I would like to take some pictures of my coil in operation, and other stuff
such as Ocsope waveforms, etc with a digital or electronic camera. However,
cameras with any sort of electronics in them freeze up and refuse to
function when with 20-50m of the coil in operation, and it causes our
cordless phone to beep haphazardly, and generally wreaks havoc with
electronic devices.  I am fairly sure the coil is in good tune, and it is
throwing about three 75" arcs to grounded wires at once. (crappy foil toroid
with sparp points all over it.)  It uses a single static spark gap.

Is this correct -
A metal Faraday cage blocks electromagnetic
radiation (radio waves) from penetrating it into the enclosure.
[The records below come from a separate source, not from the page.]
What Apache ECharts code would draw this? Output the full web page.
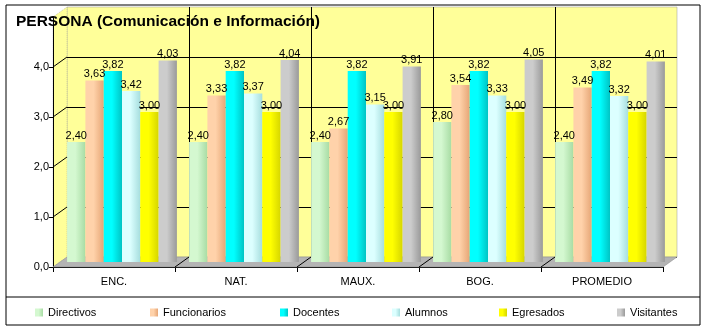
<!DOCTYPE html>
<html>
<head>
<meta charset="utf-8">
<title>PERSONA (Comunicación e Información)</title>
<script src="https://cdn.jsdelivr.net/npm/echarts@6/dist/echarts.min.js"></script>
<style>
  html, body { margin: 0; padding: 0; background: #ffffff; }
  #chart { width: 708px; height: 331px; }
</style>
</head>
<body>
<div id="chart"></div>
<script>
// Categories and survey averages per group
const categories = ['ENC.', 'NAT.', 'MAUX.', 'BOG.', 'PROMEDIO'];
const directivos   = [2.40, 2.40, 2.40, 2.80, 2.40];
const funcionarios = [3.63, 3.33, 2.67, 3.54, 3.49];
const docentes     = [3.82, 3.82, 3.82, 3.82, 3.82];
const alumnos      = [3.42, 3.37, 3.15, 3.33, 3.32];
const egresados    = [3.00, 3.00, 3.00, 3.00, 3.00];
const visitantes   = [4.03, 4.04, 3.91, 4.05, 4.01];
const yTicks = [0, 1, 2, 3, 4, 5];

const FONT = '"Liberation Sans", Arial, sans-serif';

// Pseudo-3D layout: front plane, middle (bars), back wall
const W = 610, H = 250;             // plot size
const FRONT = { left: 53, top: 17 };
const DX = 14, DY = 10;             // depth offset of the back wall
const BACK = { left: FRONT.left + DX, top: FRONT.top - DY };
const MID = { left: FRONT.left + DX / 2 + 1, top: FRONT.top - DY / 2 };

function shade(a, b) {
  return {
    type: 'linear', x: 0, y: 0, x2: 1, y2: 0,
    colorStops: [{ offset: 0, color: a }, { offset: 0.45, color: a }, { offset: 1, color: b }]
  };
}

const seriesDefs = [
  { name: 'Directivos',   data: directivos,   color: shade('#d4f8d0', '#a8dca4') },
  { name: 'Funcionarios', data: funcionarios, color: shade('#ffd2aa', '#e6a676') },
  { name: 'Docentes',     data: docentes,     color: shade('#00ffff', '#00c4c4') },
  { name: 'Alumnos',      data: alumnos,      color: shade('#dcffff', '#a6dede') },
  { name: 'Egresados',    data: egresados,    color: shade('#ffff00', '#d6d600') },
  { name: 'Visitantes',   data: visitantes,   color: shade('#cccccc', '#9a9a9a') }
];

const legendX = [30, 145, 275, 387, 494, 612];

const fmt1 = v => v.toFixed(1).replace('.', ',');
const fmt2 = v => v.toFixed(2).replace('.', ',');

// Decorative walls: left side wall, floor, diagonal depth lines
const x0 = FRONT.left, y0 = FRONT.top + H, yTop = FRONT.top;
const graphics = [
  { type: 'rect', z: -10, shape: { x: 6, y: 5, width: 694, height: 320 },
    style: { fill: '#ffffff', stroke: '#000000', lineWidth: 1 } },
  { type: 'line', z: 50, shape: { x1: 6, y1: 297, x2: 700, y2: 297 },
    style: { stroke: '#000000', lineWidth: 1 } },
  { type: 'polygon', z: 0,
    shape: { points: [[x0, y0], [x0 + DX, y0 - DY], [x0 + DX, yTop - DY], [x0, yTop]] },
    style: { fill: '#ffff99', stroke: '#999999', lineWidth: 0.5, lineDash: [1, 1] } },
  { type: 'polygon', z: 1,
    shape: { points: [[x0, y0], [x0 + W, y0], [x0 + W + DX, y0 - DY], [x0 + DX, y0 - DY]] },
    style: { fill: '#b4b4b4', stroke: '#888888', lineWidth: 0.5 } }
];
yTicks.forEach(t => {
  const y = y0 - t * (H / 5);
  if (t > 0 && t < 5) {
    graphics.push({ type: 'line', z: 1, shape: { x1: x0, y1: y, x2: x0 + DX, y2: y - DY },
      style: { stroke: '#000000', lineWidth: 1 } });
  }
});
for (let i = 1; i < categories.length; i++) {
  const x = x0 + i * W / categories.length;
  graphics.push({ type: 'line', z: 1, shape: { x1: x, y1: y0, x2: x + DX, y2: y0 - DY },
    style: { stroke: '#000000', lineWidth: 1 } });
}

const option = {
  animation: false,
  backgroundColor: '#ffffff',
  title: {
    text: 'PERSONA (Comunicación e Información)',
    left: 11, top: 9,
    textStyle: { fontFamily: FONT, fontSize: 15.5, fontWeight: 'bold', color: '#000000' }
  },
  graphic: graphics,
  legend: seriesDefs.map((s, i) => ({
    data: [s.name],
    left: legendX[i], top: 302,
    itemWidth: 8, itemHeight: 8, itemGap: 0,
    icon: 'rect',
    textStyle: { fontFamily: FONT, fontSize: 11, color: '#000000' },
    selectedMode: false
  })),
  grid: [
    { left: BACK.left, top: BACK.top, width: W, height: H, show: true,
      backgroundColor: '#ffff99', borderColor: '#999999', borderWidth: 0.5 },
    { left: FRONT.left, top: FRONT.top, width: W, height: H },
    { left: MID.left, top: MID.top, width: W, height: H }
  ],
  xAxis: [
    { gridIndex: 0, type: 'category', data: categories,
      axisLine: { show: false }, axisTick: { show: false }, axisLabel: { show: false },
      splitLine: { show: true, showMinLine: false, showMaxLine: false,
        lineStyle: { color: '#000000', width: 1 } } },
    { gridIndex: 1, type: 'category', data: categories,
      axisLine: { show: true, lineStyle: { color: '#000000', width: 1 } },
      axisTick: { show: true, length: 5, lineStyle: { color: '#000000' } },
      axisLabel: { fontFamily: FONT, fontSize: 11, color: '#000000', margin: 9 },
      splitLine: { show: false } },
    { gridIndex: 2, type: 'category', data: categories, show: false }
  ],
  yAxis: [
    { gridIndex: 0, type: 'value', min: 0, max: 5, interval: 1,
      axisLine: { show: false }, axisTick: { show: false }, axisLabel: { show: false },
      splitLine: { show: true, showMaxLine: false,
        lineStyle: { color: '#000000', width: 1 } } },
    { gridIndex: 1, type: 'value', min: 0, max: 5, interval: 1,
      axisLine: { show: true, lineStyle: { color: '#000000', width: 1 } },
      axisTick: { show: true, length: 4, lineStyle: { color: '#000000' } },
      axisLabel: { fontFamily: FONT, fontSize: 11, color: '#000000', margin: 4,
        formatter: v => (v === 5 ? '' : fmt1(v)) },
      splitLine: { show: false } },
    { gridIndex: 2, type: 'value', min: 0, max: 5, interval: 1, show: false }
  ],
  series: seriesDefs.map(s => ({
    name: s.name,
    type: 'bar',
    xAxisIndex: 2, yAxisIndex: 2,
    data: s.data,
    barGap: '0%',
    barCategoryGap: '10%',
    z: 5,
    itemStyle: { color: s.color },
    label: {
      show: true, position: 'top', distance: 1,
      fontFamily: FONT, fontSize: 11, color: '#000000',
      formatter: p => fmt2(p.value)
    }
  }))
};

const chart = echarts.init(document.getElementById('chart'), null, { renderer: 'canvas' });
chart.setOption(option);
</script>
</body>
</html>
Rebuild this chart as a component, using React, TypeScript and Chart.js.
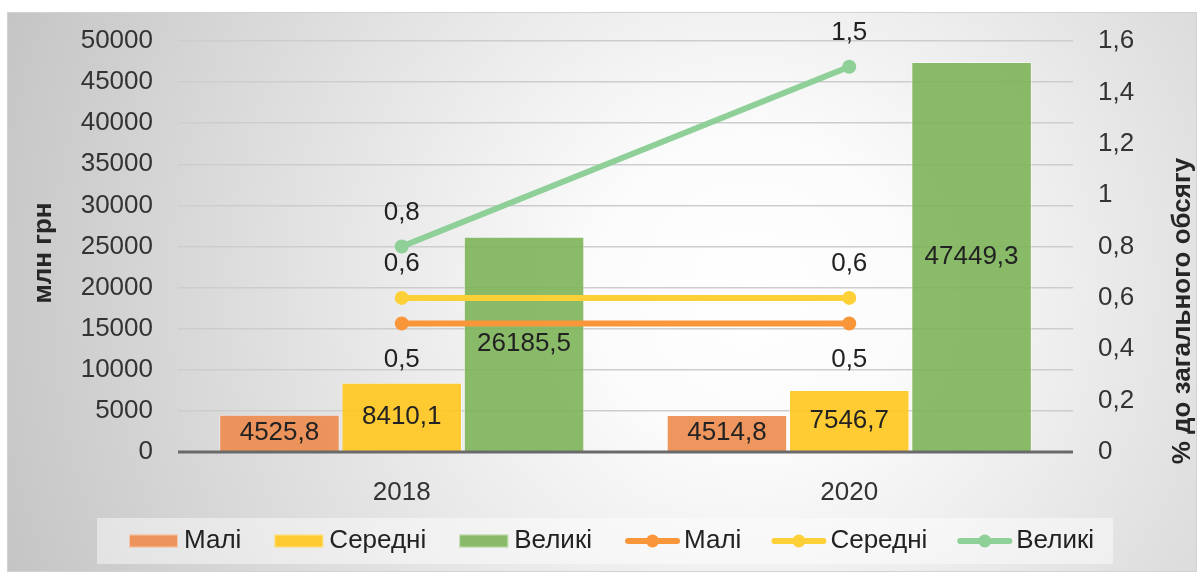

The
electromagnetic radiation can get through a very thin slit in the side
of the cage, so it is the longest diagonal or horizontal or vertical
distance across a hole in the cage that determines whether or not radiation
can get in.  The frequency of the radiation determines the shortest slit
the electromagnetc wave can get through.

If this is all right (which I am not at all sure about), what is the
mathematical relationship between
frequency and slit length?

And can I make a faraday cage out of tinfoil or fine mesh such as a sieve,
but cut a hole large enough for the 5mm by 5mm arpeture of my digital
camera? That's 0.197 inches by 0.197 inches. So the longest slit (The
diagonal distance across the square) is 7mm or 0.276 inches.
Or is chicken wire fine?

My coil has a resonant frequency of 51 kHz.

I would welcome any information at all on faraday cages.